### BRIEF:
Write the lines out again, from the top of the material to the line containing "hours = list(range(51))", pictures excluded.

### DATA BLOCK:
○ ○ ○ ○ ○
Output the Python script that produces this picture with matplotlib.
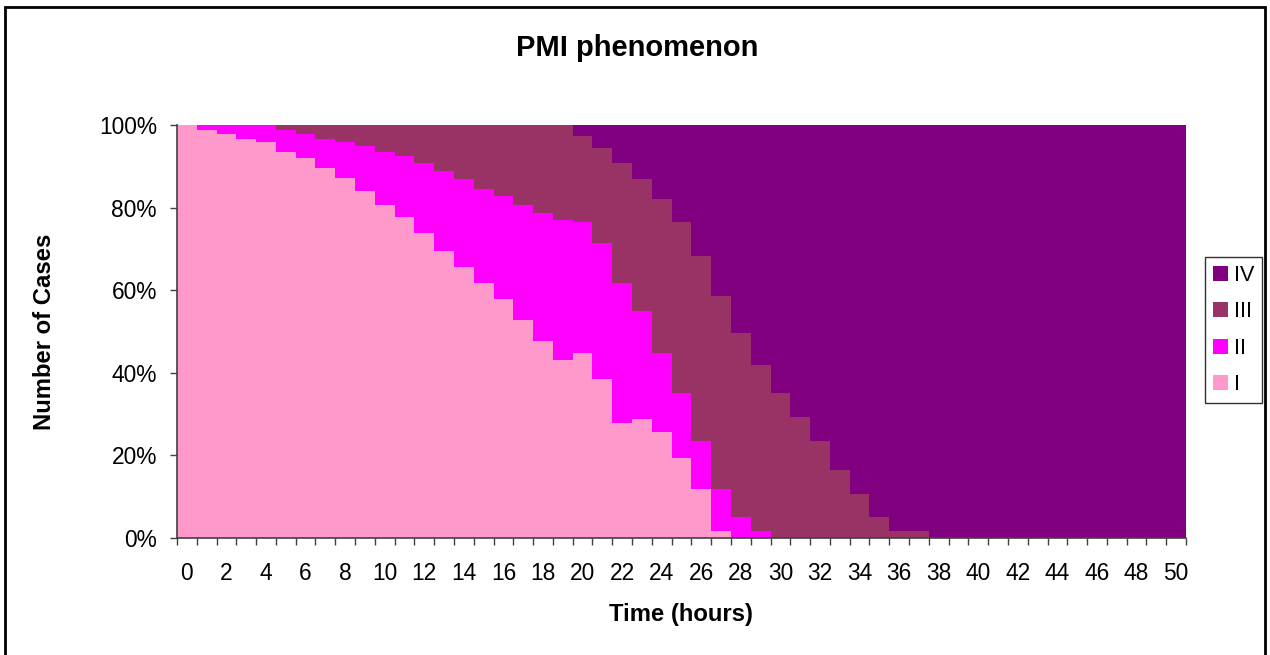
import numpy as np
import matplotlib
matplotlib.use("Agg")
import matplotlib.pyplot as plt
from matplotlib.patches import Rectangle
from matplotlib.ticker import FixedLocator, FuncFormatter

plt.rcParams['font.family'] = ['Liberation Sans', 'DejaVu Sans']

# hours 0..50
hours = list(range(51))

# percentage of cases in each stage
stage_i = [100, 98.9, 97.7, 96.7, 96.0, 93.5, 91.9, 89.7, 87.1, 83.9,
           80.7, 77.7, 73.8, 69.6, 65.5, 61.7, 57.8, 52.7, 47.8, 43.0,
           44.7, 38.4, 27.8, 28.8, 25.6, 19.4, 11.9, 1.6, 0, 0,
           0, 0, 0, 0, 0, 0, 0, 0, 0, 0,
           0, 0, 0, 0, 0, 0, 0, 0, 0, 0, 0]
stage_ii = [0, 1.1, 2.3, 3.3, 4.0, 5.4, 5.8, 7.0, 8.9, 11.1,
            12.8, 14.9, 17.1, 19.2, 21.5, 22.9, 25.1, 27.9, 31.0, 33.9,
            31.7, 33.0, 33.9, 26.1, 19.2, 15.7, 11.7, 10.3, 5.2, 1.6,
            0, 0, 0, 0, 0, 0, 0, 0, 0, 0,
            0, 0, 0, 0, 0, 0, 0, 0, 0, 0, 0]
stage_iii = [0, 0, 0, 0, 0, 1.1, 2.3, 3.3, 4.0, 5.0,
             6.5, 7.4, 9.1, 11.2, 13.0, 15.4, 17.1, 19.4, 21.2, 23.1,
             20.9, 23.1, 29.2, 32.1, 37.4, 41.3, 44.8, 46.6, 44.4, 40.4,
             35.1, 29.3, 23.4, 16.4, 10.6, 5.0, 1.6, 1.6, 0, 0,
             0, 0, 0, 0, 0, 0, 0, 0, 0, 0, 0]
stage_iv = [0, 0, 0, 0, 0, 0, 0, 0, 0, 0,
            0, 0, 0, 0, 0, 0, 0, 0, 0, 0,
            2.7, 5.5, 9.1, 13.0, 17.8, 23.6, 31.6, 41.5, 50.4, 58.0,
            64.9, 70.7, 76.6, 83.6, 89.4, 95.0, 98.4, 98.4, 100, 100,
            100, 100, 100, 100, 100, 100, 100, 100, 100, 100, 100]

labels = ['I', 'II', 'III', 'IV']
colors = ['#FF99CC', '#FF00FF', '#993366', '#800080']

W, H = 1270, 655
fig = plt.figure(figsize=(W / 100, H / 100), dpi=100)
ax = fig.add_axes([177 / W, 1 - 538 / H, (1186 - 177) / W, (538 - 125) / H])

x = np.array(hours)
bottom = np.zeros(len(hours))
handles = []
for vals, lab, col in zip([stage_i, stage_ii, stage_iii, stage_iv], labels, colors):
    vals = np.array(vals, dtype=float)
    b = ax.bar(x, vals, width=1.0, bottom=bottom, color=col, linewidth=0, label=lab)
    handles.append(b)
    bottom += vals

ax.set_xlim(-0.5, len(hours) - 0.5)
ax.set_ylim(0, 100)

# tick marks between categories, labels on every other hour
ax.xaxis.set_major_locator(FixedLocator(np.arange(-0.5, len(hours), 1.0)))
ax.xaxis.set_major_formatter(FuncFormatter(lambda v, p: ''))
ax.xaxis.set_minor_locator(FixedLocator(x[::2]))
ax.xaxis.set_minor_formatter(FuncFormatter(lambda v, p: '%d' % round(v)))
ax.tick_params(axis='x', which='major', direction='out', length=5, width=1, color='#404040')
ax.tick_params(axis='x', which='minor', length=0, pad=17, labelsize=16.4)

ax.set_yticks([0, 20, 40, 60, 80, 100])
ax.yaxis.set_major_formatter(FuncFormatter(lambda v, p: '%d%%' % v))
ax.tick_params(axis='y', direction='out', length=5, width=1, color='#404040',
               labelsize=16.4, pad=9.5)

for s in ['top', 'right']:
    ax.spines[s].set_visible(False)
for s in ['left', 'bottom']:
    ax.spines[s].set_color('#404040')
    ax.spines[s].set_linewidth(1.2)

fig.text(637 / W, 1 - 48 / H, 'PMI phenomenon', ha='center', va='center',
         fontsize=21, fontweight='bold')
fig.text(681 / W, 1 - 615 / H, 'Time (hours)', ha='center', va='center',
         fontsize=17.2, fontweight='bold')
fig.text(45 / W, 1 - 332 / H, 'Number of Cases', ha='center', va='center',
         rotation=90, fontsize=17.2, fontweight='bold')

leg = fig.legend(handles[::-1], labels[::-1], loc='center left',
                 bbox_to_anchor=(1205 / W, 1 - 330 / H), frameon=True,
                 fancybox=False, fontsize=15.5, handlelength=0.7, handleheight=0.7,
                 handletextpad=0.3, borderpad=0.35, labelspacing=0.72,
                 borderaxespad=0)
leg.get_frame().set_edgecolor('black')
leg.get_frame().set_linewidth(1)

# chart border
fig.patches.append(Rectangle((5 / W, -0.05), 1260 / W, 1.05 - 7 / H, fill=False,
                             edgecolor='black', linewidth=2,
                             transform=fig.transFigure, figure=fig))

fig.savefig('out.png', dpi=100)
○ ○ ○ ○ ○
### PROBLEM SOLUTION:
Output the Python script that produces this picture with matplotlib.
import numpy as np
import matplotlib
matplotlib.use("Agg")
import matplotlib.pyplot as plt
from matplotlib.patches import Rectangle
from matplotlib.ticker import FixedLocator, FuncFormatter

plt.rcParams['font.family'] = ['Liberation Sans', 'DejaVu Sans']

# hours 0..50
hours = list(range(51))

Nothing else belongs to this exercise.